Cameroun| Ekité, 1956 : quand la France a tué pour briser l’UPC

Dans la nuit du 30 au 31 décembre de cette date là, les forces coloniales françaises et leurs supplétifs camerounais encerclent le village d’Ekité, près d’Edéa, et exécutent plusieurs dizaines d’habitants soupçonnés de sympathie avec l’Union des populations du Cameroun (UPC). Longtemps occulté par les récits officiels, ce massacre revient 69 ans plus tard dans l’actualité après que le président Emmanuel Macron l’a reconnu dans une lettre adressée à Paul Biya.

Un village pris dans la tourmente

Ekité est, à la fin des années 1950, un petit village de la région du Littoral, proche de la ville d’Edéa dans la Sanaga-Maritime. Sa population vit principalement de l’agriculture et du petit commerce, mais son emplacement stratégique sur la route Douala-Yaoundé en fait aussi un point de passage surveillé par l’administration coloniale.

À l’époque, le Cameroun est encore sous tutelle française, mais le climat politique est déjà explosif. Depuis 1955, l’Union des populations du Cameroun (UPC), principal parti indépendantiste, est interdit, ses dirigeants traqués et ses militants contraints à la clandestinité. Les autorités coloniales voient partout la main de l’UPC et redoutent son influence, particulièrement dans les villages de la Sanaga-Maritime.

Le 30 décembre 1956, les forces de sécurité reçoivent l’ordre d’« intervenir » à Ekité, accusé par des informateurs d’être un foyer actif de soutien à la rébellion. Ce qui s’annonçait comme une opération de « ratissage » tourne, dans la nuit, au drame absolu.

La nuit du massacre

Peu après minuit, des unités mixtes — soldats français, gendarmes coloniaux et miliciens camerounais — encerclent alors Ekité. Les habitants, surpris dans leur sommeil, sont extraits de leurs maisons, rassemblés sur la place du village.

Selon plusieurs témoignages recueillis après les faits, aucun procès, aucune vérification sérieuse n’a lieu : les hommes adultes sont séparés des femmes et des enfants. Les accusations sont sommaires : possession de tracts, participation à des réunions clandestines, soutien logistique aux maquisards. Les forces coloniales, dans une logique de terreur destinée à couper l’UPC de ses bases populaires, procèdent à des exécutions sommaires.

Au petit matin du 31 décembre, plusieurs dizaines de corps gisent dans le village, certains enterrés à la hâte par les familles.
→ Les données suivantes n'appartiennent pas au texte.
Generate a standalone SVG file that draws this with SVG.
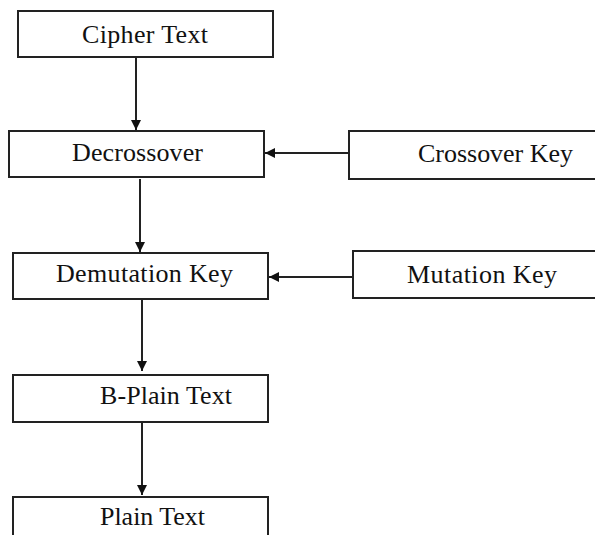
<svg xmlns="http://www.w3.org/2000/svg" width="595" height="535" viewBox="0 0 595 535">
<style>
.box{fill:#fff;stroke:#222;stroke-width:2}
.lbl{font-family:"Liberation Serif","Times New Roman",serif;font-size:26px;fill:#111}
.con{stroke:#222;stroke-width:2;fill:none}
</style>
<defs>
<marker id="ah" viewBox="0 0 10 10" refX="10" refY="5" markerWidth="10" markerHeight="10" markerUnits="userSpaceOnUse" orient="auto">
<path d="M0,0 L10,5 L0,10 z" fill="#111"/>
</marker>
</defs>
<rect width="595" height="535" fill="#fff"/>
<g id="cipher-text"><rect class="box" x="18" y="11" width="255" height="46"/><text class="lbl" x="82" y="43" textLength="126">Cipher Text</text></g>
<g id="decrossover"><rect class="box" x="9" y="131" width="255" height="46"/><text class="lbl" x="72" y="161" textLength="131">Decrossover</text></g>
<g id="crossover-key"><rect class="box" x="349" y="131" width="250" height="48"/><text class="lbl" x="418" y="162" textLength="155">Crossover Key</text></g>
<g id="demutation-key"><rect class="box" x="13" y="253" width="255" height="46"/><text class="lbl" x="56" y="282" textLength="177">Demutation Key</text></g>
<g id="mutation-key"><rect class="box" x="353" y="251" width="246" height="47"/><text class="lbl" x="407" y="283" textLength="150">Mutation Key</text></g>
<g id="b-plain-text"><rect class="box" x="13" y="375" width="255" height="47"/><text class="lbl" x="100" y="404" textLength="132">B-Plain Text</text></g>
<g id="plain-text"><rect class="box" x="13" y="497" width="255" height="50"/><text class="lbl" x="100" y="525" textLength="105">Plain Text</text></g>
<g id="connectors">
<line class="con" x1="136" y1="57" x2="136" y2="130" marker-end="url(#ah)"/>
<line class="con" x1="140" y1="179" x2="140" y2="252" marker-end="url(#ah)"/>
<line class="con" x1="142" y1="299" x2="142" y2="371" marker-end="url(#ah)"/>
<line class="con" x1="142" y1="422" x2="142" y2="495" marker-end="url(#ah)"/>
<line class="con" x1="349" y1="153" x2="265" y2="153" marker-end="url(#ah)"/>
<line class="con" x1="353" y1="277" x2="269" y2="277" marker-end="url(#ah)"/>
</g>
</svg>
Les chiffres exacts varient : les archives officielles minimisent le bilan, évoquant « moins de dix morts », mais les récits oraux parlent de 50 à 70 victimes, peut-être davantage.

Un message politique de la puissance coloniale

Le massacre d’Ekité n’est pas un fait isolé : il s’inscrit dans une stratégie plus large de répression visant à briser la résistance indépendantiste dans la Sanaga-Maritime, fief historique de l’UPC à l’époque. À travers ces opérations punitives, l’administration coloniale cherche à intimider les villages soupçonnés de soutenir le maquis.

Les violences — exécutions, incendies, arrestations massives — ont aussi pour but de pousser les populations à se désolidariser des combattants. Mais à Ekité, l’effet est inverse : la brutalité de l’opération alimente un ressentiment durable. Dans la mémoire locale, la nuit du 30 au 31 décembre 1956 devient un symbole des excès de la répression coloniale et de l’injustice subie par des civils désarmés.

Des décennies de silence officiel

Pendant longtemps, l’affaire d’Ekité n’apparaît ni dans les manuels scolaires camerounais, ni dans les archives françaises accessibles au public. Les rares mentions dans les documents officiels parlent de « trouble » ou d’« opération militaire contre des rebelles armés », sans reconnaissance des exécutions sommaires.

C’est par le biais de témoignages familiaux, de recherches d’historiens comme Achille Mbembe, Richard Joseph ou Karine Ramondy, que le massacre réapparaît dans l’espace public. En 2025, lorsque le président Emmanuel Macron cite explicitement Ekité dans sa lettre à Paul Biya, il rompt ce long silence d’État.

Ce geste symbolique, s’il ne s’accompagne pas de réparations, marque toutefois une bascule : l’événement entre officiellement dans la mémoire historique franco-camerounaise.

Mémoire et quête de vérité

Aujourd’hui, à Ekité, un monument improvisé rend hommage aux victimes. Les familles, souvent marquées par l’exil, demandent depuis des années que les archives soient ouvertes et que les responsabilités soient clairement établies.

Pour elles, la reconnaissance de Macron est un premier pas, mais le travail de mémoire reste à faire : établir la liste complète des victimes, identifier les commanditaires de l’opération, et inscrire Ekité au rang des lieux de mémoire de l’histoire coloniale.